Over on Stitcher’s Guild, there is a sewing event this weekend wherein we will make bags and share along the way: SG Bag Event. I’ll be updating this post as I progress, and hope that subscribers to my blog won’t get beeped every time I update. If you do, I am sorry and promise I won’t make a habit of this kind of post!
I’ve tried making bags in the past, mostly from big 4 patterns, and haven’t succeeded in making anything I would actually use except for a grocery tote or two. About a month ago, I solicited suggestions from the SG membership for bags that had really good instructions because I need to be told everything about every single step and every piece of material. A decent garment sewer does not necessarily equal a decent bag or home dec sewer.
One of the suggestions was for this bag: the Two-Zip Hipster.
My fabric will be some Marimekko purchased a few years ago. I wanted to make a bag back then, too! Lining fabric is leftover from a recent pair of pants.
At this point, I have cut out my pieces and fused the interfacing. Thank goodness for my steam press, or I might have given up already. Fusing just is not fun. I used Pam Erny’s craft-weight fusible for the outside pieces and a lightweight knit fusible for the lining pieces that get interfaced. Rocketeer is all threaded up and ready to go.
Update 1: It is a little after noon and the front, including 1 zipper, is finished. A very nice thing about this pattern is that the designer Erin has indicated in the instructions how to handle directional prints, that is, which side should go up when joining pieces. That doesn’t matter much to me with this bag, since I’ve got the printed design going every which way, but nice to know for possible future iterations.
Time for a break!
Update 2: The second sewing session finished the bag, so this is the only other update. This went together quickly and I’m really pleased with the result. My failures with past bag-like projects gave me really low expectations.
Thoughts and observations about the pattern – There are some steps where you are sewing through a lot of layers, so a machine with enough power to penetrate is a must. My Rocketeer did a good job and had enough space under the foot to ride over the thickest parts. No hammering of seams was needed. I did take care to replace my skinny shirtmaking needle with a good stout one before beginning.
Another reason the Rocketeer was a good choice, rather than one of my straight-stitch machines: sewing in the zips and doing the edge stitching was easier because the Rocketeer lets you adjust the needle position to the right or left.
There are a few tight corners that might be easier to sew if the bag was just a little bit larger. I was after something that wouldn’t be a drag on my shoulder, and this absolutely fits the bill. Just a teeeny bit larger would be nice, though. If I make it again, I’ll scale it up a few % and reprint the pattern.
Now for some detail pictures. First, the various pockets. There is a zipper pocket on the front, and an open pocket behind that. I like having options for storing stuff on the front of my bag so I don’t have to open it up and rummage around. Inside there is another pocket that you can subdivide as you like. I made one section so that it fits my cellphone, and the other section will hold a little low-tech paper notebook and pen.
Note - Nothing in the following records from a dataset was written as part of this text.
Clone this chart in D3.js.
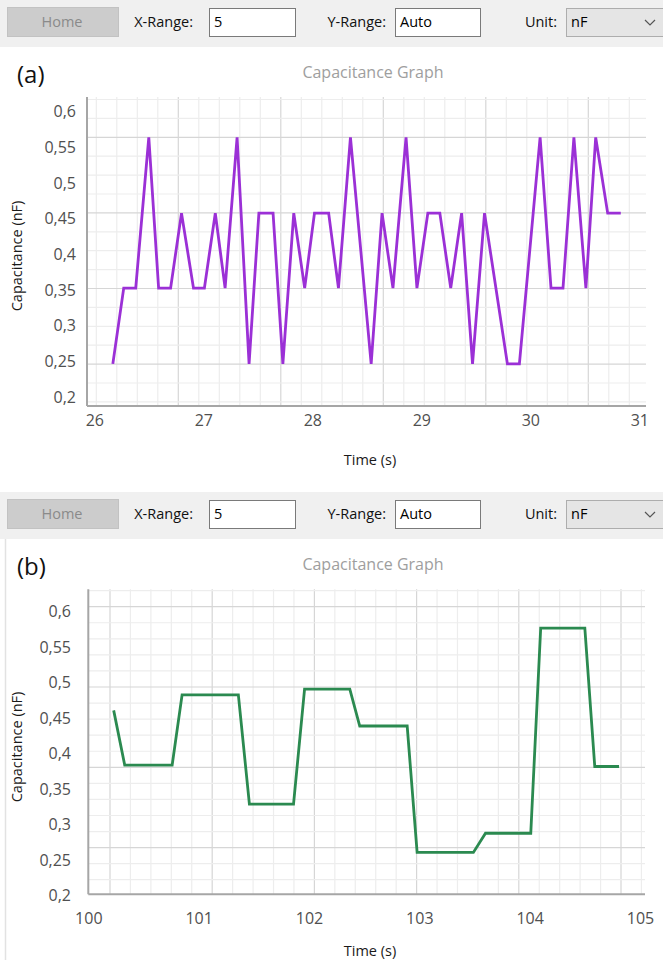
<!DOCTYPE html>
<html>
<head>
<meta charset="utf-8">
<script src="https://cdn.jsdelivr.net/npm/d3@7"></script>
<style>
  body { margin: 0; background: #fff; }
  text { font-family: "Open Sans", "Noto Sans", sans-serif; }
</style>
</head>
<body>
<div id="visualize"></div>
<script>
// Panel (a) - time (s) and capacitance (nF)
var timeA = [26.17, 26.27, 26.38, 26.50, 26.59, 26.70, 26.80, 26.91, 27.01, 27.11,
             27.20, 27.31, 27.42, 27.51, 27.64, 27.73, 27.83, 27.93, 28.02, 28.15,
             28.24, 28.35, 28.54, 28.64, 28.74, 28.86, 28.96, 29.06, 29.17, 29.27,
             29.37, 29.47, 29.58, 29.79, 29.90, 30.09, 30.19, 30.30, 30.40, 30.51,
             30.60, 30.71, 30.83];
var capA = [0.246, 0.352, 0.352, 0.563, 0.352, 0.352, 0.457, 0.352, 0.352, 0.457,
            0.352, 0.563, 0.246, 0.457, 0.457, 0.246, 0.457, 0.352, 0.457, 0.457,
            0.352, 0.563, 0.246, 0.457, 0.352, 0.563, 0.352, 0.457, 0.457, 0.352,
            0.457, 0.246, 0.457, 0.246, 0.246, 0.563, 0.352, 0.352, 0.563, 0.352,
            0.563, 0.457, 0.457];

// Panel (b)
var timeB = [100.23, 100.33, 100.76, 100.85, 101.36, 101.46, 101.86, 101.96, 102.37, 102.46,
             102.89, 102.98, 103.49, 103.60, 104.01, 104.10, 104.50, 104.59, 104.81];
var capB = [0.460, 0.383, 0.383, 0.482, 0.482, 0.328, 0.328, 0.490, 0.490, 0.438,
            0.438, 0.260, 0.260, 0.287, 0.287, 0.576, 0.576, 0.381, 0.381];

// Tick labels
var xTicksA = [26, 27, 28, 29, 30, 31];
var xTicksB = [100, 101, 102, 103, 104, 105];
var yTicks = [0.2, 0.25, 0.3, 0.35, 0.4, 0.45, 0.5, 0.55, 0.6];

// Toolbar texts
var toolbarLabels = ["X-Range:", "Y-Range:", "Unit:"];
var toolbarValues = ["5", "Auto", "nF"];

var fmt = d3.formatLocale({decimal: ",", thousands: ".", grouping: [3], currency: ["", ""]}).format(".2~f");

var svg = d3.select("#visualize").append("svg")
    .attr("width", 663)
    .attr("height", 960);

svg.append("rect").attr("width", 663).attr("height", 960).attr("fill", "#fff");

// Draw toolbar
function drawToolbar(top) {
  var g = svg.append("g").attr("transform", "translate(0," + top + ")");

  g.append("rect").attr("width", 663).attr("height", 47).attr("fill", "#f0f0f0");

  g.append("rect")
      .attr("x", 7.5).attr("y", 7.5).attr("width", 111).attr("height", 29)
      .attr("fill", "#cccccc").attr("stroke", "#c2c2c2");
  g.append("text")
      .attr("x", 62).attr("y", 22).attr("dy", "0.35em")
      .style("text-anchor", "middle")
      .style("font-size", "14.5px")
      .attr("fill", "#8a8a8a")
      .text("Home");

  var labelEnd = [193, 386, 557];
  var boxX = [209, 395, 566];
  var boxW = [86, 85, 110];
  toolbarLabels.forEach(function(d, i) {
    g.append("text")
        .attr("x", labelEnd[i]).attr("y", 22).attr("dy", "0.35em")
        .style("text-anchor", "end")
        .style("font-size", "14.5px")
        .attr("fill", "#111")
        .text(d);
    g.append("rect")
        .attr("x", boxX[i] + 0.5).attr("y", 8.5).attr("width", boxW[i]).attr("height", 28)
        .attr("fill", i == 2 ? "#e5e5e5" : "#fff")
        .attr("stroke", i == 2 ? "#adadad" : "#7a7a7a");
    g.append("text")
        .attr("x", boxX[i] + 5).attr("y", 22).attr("dy", "0.35em")
        .style("font-size", "14.5px")
        .attr("fill", "#000")
        .text(toolbarValues[i]);
  });

  g.append("path")
      .attr("d", "M645,20 L650,25 L655,20")
      .attr("fill", "none").attr("stroke", "#555").attr("stroke-width", 1.2);
}

// Draw one capacitance panel
function drawPanel(p) {
  var x = d3.scaleLinear().domain([p.xTicks[0], p.xTicks[p.xTicks.length - 1]]).range(p.xLabRange);
  var y = d3.scaleLinear().domain([0.2, 0.6]).range(p.yLabRange);

  // grid scales (one major cell = 1 unit)
  var gx = d3.scaleLinear().domain([0, 1]).range([p.gridX0, p.gridX0 + p.gridXStep]);
  var gy = d3.scaleLinear().domain([0, 1]).range([p.gridY0, p.gridY0 + p.gridYStep]);

  var grid = svg.append("g");
  var vx = d3.range(-30, 40).map(function(k) { return k / 5; })
      .filter(function(v) { return gx(v) > p.left + 2 && gx(v) < p.right - 1; });
  var hy = d3.range(-30, 40).map(function(k) { return k / p.yMinor; })
      .filter(function(v) { return gy(v) > p.top - 1 && gy(v) < p.bottom - 2; });

  grid.selectAll(".vminor").data(vx).enter().append("line")
      .attr("x1", function(d) { return gx(d); }).attr("x2", function(d) { return gx(d); })
      .attr("y1", p.top).attr("y2", p.bottom)
      .attr("stroke", function(d) { return Math.abs(d - Math.round(d)) < 1e-6 ? "#d6d6d6" : "#ededed"; })
      .attr("stroke-width", 1.2);

  grid.selectAll(".hminor").data(hy).enter().append("line")
      .attr("x1", p.left).attr("x2", p.right)
      .attr("y1", function(d) { return gy(d); }).attr("y2", function(d) { return gy(d); })
      .attr("stroke", function(d) { return Math.abs(d - Math.round(d)) < 1e-6 ? "#d6d6d6" : "#ededed"; })
      .attr("stroke-width", 1.2);

  // axis lines
  svg.append("line")
      .attr("x1", p.left).attr("x2", p.left).attr("y1", p.top).attr("y2", p.bottom)
      .attr("stroke", "#a6a6a6").attr("stroke-width", 2);
  svg.append("line")
      .attr("x1", p.left).attr("x2", p.right).attr("y1", p.bottom).attr("y2", p.bottom)
      .attr("stroke", "#a6a6a6").attr("stroke-width", 2);

  // tick labels
  var yAxis = d3.axisLeft(y).tickValues(yTicks).tickSize(0).tickPadding(0).tickFormat(fmt);
  var ya = svg.append("g")
      .attr("transform", "translate(" + p.yLabRight + ",0)")
      .call(yAxis);
  ya.select(".domain").remove();
  ya.selectAll("text")
      .attr("dy", "0.35em")
      .style("font-family", "'Open Sans', sans-serif")
      .style("font-size", "16px")
      .attr("fill", "#505050");

  var xAxis = d3.axisBottom(x).tickValues(p.xTicks).tickSize(0).tickPadding(0).tickFormat(d3.format("d"));
  var xa = svg.append("g")
      .attr("transform", "translate(0," + p.xLabY + ")")
      .call(xAxis);
  xa.select(".domain").remove();
  xa.selectAll("text")
      .attr("y", 0).attr("dy", "0.35em")
      .style("font-family", "'Open Sans', sans-serif")
      .style("font-size", "16px")
      .attr("fill", "#505050");

  // axis titles
  svg.append("text")
      .attr("transform", "translate(17," + p.yTitleY + ") rotate(-90)")
      .attr("dy", "0.35em")
      .style("text-anchor", "middle")
      .style("font-size", "14.5px")
      .attr("fill", "#1a1a1a")
      .text("Capacitance (nF)");

  svg.append("text")
      .attr("x", 370).attr("y", p.xTitleY).attr("dy", "0.35em")
      .style("text-anchor", "middle")
      .style("font-size", "14.5px")
      .attr("fill", "#1a1a1a")
      .text("Time (s)");

  // chart title and panel letter
  svg.append("text")
      .attr("x", 373).attr("y", p.titleY).attr("dy", "0.35em")
      .style("text-anchor", "middle")
      .style("font-size", "16px")
      .attr("fill", "#9e9e9e")
      .text("Capacitance Graph");

  svg.append("text")
      .attr("x", 17).attr("y", p.titleY + 3).attr("dy", "0.35em")
      .style("font-size", "24px")
      .attr("fill", "#111")
      .text(p.letter);

  // data line
  var line = d3.line()
      .x(function(d) { return x(d[0]); })
      .y(function(d) { return y(d[1]); });

  svg.append("path")
      .datum(d3.zip(p.time, p.cap))
      .attr("d", line)
      .attr("fill", "none")
      .attr("stroke", p.color)
      .attr("stroke-width", 2.8)
      .attr("stroke-linejoin", "miter");
}

drawToolbar(0);
drawToolbar(492);

// panel (b) left frame edge
svg.append("line")
    .attr("x1", 5.5).attr("x2", 5.5).attr("y1", 539).attr("y2", 960)
    .attr("stroke", "#e2e2e2").attr("stroke-width", 1.5);

drawPanel({
  letter: "(a)", time: timeA, cap: capA, xTicks: xTicksA, color: "#9b30d6",
  left: 87, right: 646, top: 97, bottom: 406,
  xLabRange: [94.3, 639.3], yLabRange: [396.7, 111],
  yLabRight: 76, xLabY: 420, yTitleY: 256, xTitleY: 460, titleY: 72,
  gridX0: 178.3, gridXStep: 102.5, gridY0: 137.3, gridYStep: 75.6, yMinor: 4
});

drawPanel({
  letter: "(b)", time: timeB, cap: capB, xTicks: xTicksB, color: "#2b8a50",
  left: 88.3, right: 645, top: 589.3, bottom: 894.3,
  xLabRange: [88.3, 640], yLabRange: [895, 611],
  yLabRight: 71, xLabY: 918, yTitleY: 747, xTitleY: 951, titleY: 564,
  gridX0: 110, gridXStep: 102.2, gridY0: 606.7, gridYStep: 80.3, yMinor: 5
});
</script>
</body>
</html>
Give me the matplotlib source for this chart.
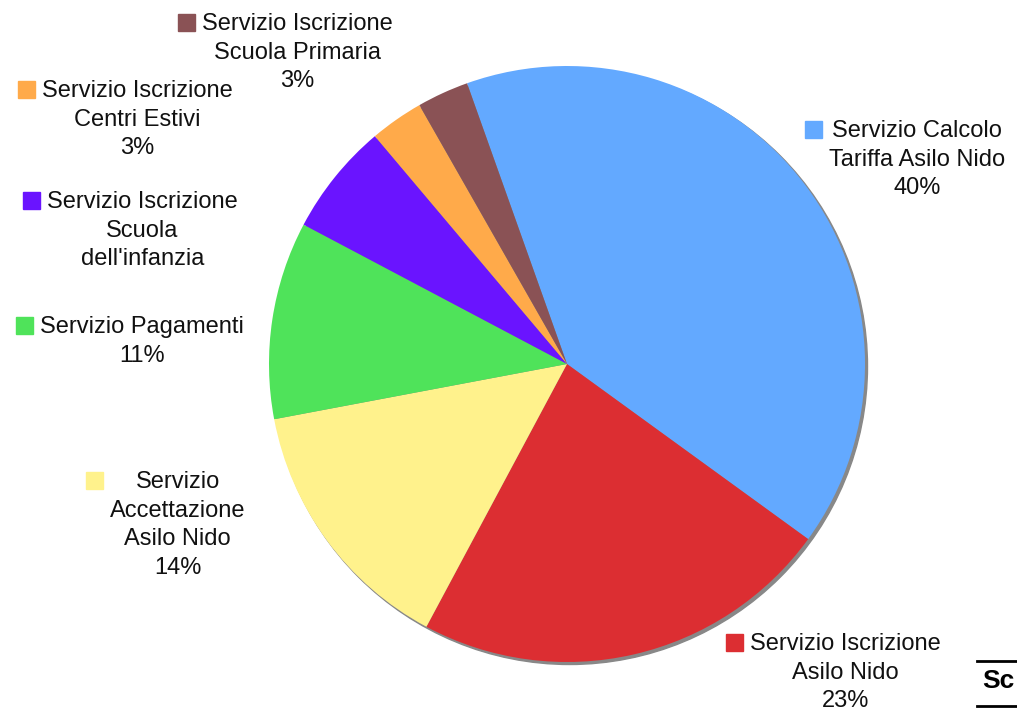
import matplotlib
matplotlib.use('Agg')
import matplotlib.pyplot as plt
from matplotlib.patches import Circle, Rectangle

plt.rcParams['font.family'] = ['Liberation Sans', 'DejaVu Sans']

# slices, clockwise from the top
labels = ["Servizio Calcolo\nTariffa Asilo Nido\n40%",
          "Servizio Iscrizione\nAsilo Nido\n23%",
          "Servizio\nAccettazione\nAsilo Nido\n14%",
          "Servizio Pagamenti\n11%",
          "Servizio Iscrizione\nScuola\ndell'infanzia",
          "Servizio Iscrizione\nCentri Estivi\n3%",
          "Servizio Iscrizione\nScuola Primaria\n3%"]
values = [40.4, 22.8, 14.2, 10.7, 6.1, 2.9, 2.8]
colors = ['#63a9ff', '#dc2e32', '#fff28c', '#4fe35a', '#6a14ff', '#ffaa4a', '#8a5255']
# label block: left x, first line centre y (pixels from top)
label_pos = [(829, 129), (750, 642), (110, 480), (40, 325), (47, 200), (42, 89), (202, 22)]

W, H = 1017, 711
fig = plt.figure(figsize=(W/100, H/100), dpi=100)
ax = fig.add_axes([0, 0, 1, 1])

cx, cy, r = 567, H-364, 298
ax.add_patch(Circle((cx+2.5, cy-2.5), r, color='#888888', zorder=0))
ax.pie(values, colors=colors, startangle=109.6, counterclock=False,
       center=(cx, cy), radius=r, frame=True,
       wedgeprops=dict(linewidth=0))
ax.set_xlim(0, W)
ax.set_ylim(0, H)
ax.axis('off')

fs = 17
for lab, col, (x, y) in zip(labels, colors, label_pos):
    ax.text(x, H-y+9, lab, ha='left', va='top', multialignment='center',
            fontsize=fs, color='#111111', linespacing=1.39, zorder=5)
    ax.add_patch(Rectangle((x-24, H-y-8.5), 17, 17, color=col, zorder=5))

# clipped title in the corner
ax.text(982, H-681, "Sc", fontsize=19, fontweight='bold', va='center', ha='left')
ax.plot([977, 1017], [H-661, H-661], color='black', lw=2)
ax.plot([977, 1017], [H-706, H-706], color='black', lw=2)

fig.savefig('out.png', dpi=100)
I thought about making some little bead pulls for the zippers, but didn’t like the little trial version. Unembellished zips it is.
And here it is, modelled, for scale. The strap is long enough that you can wear this as a cross-body bag, which is a feature I was looking for. You can see from the position of the slider that the strap is still not as long as it could be.
I’m glad that ejvc, over on Stitcher’s Guild, had the idea to stage this weekend sewalong. I’d been wanting to make a bag, and had even solicited advice about it, but probably wouldn’t have actually given it a try without the motivation of the sewalong. Now to check out everyone else’s progress!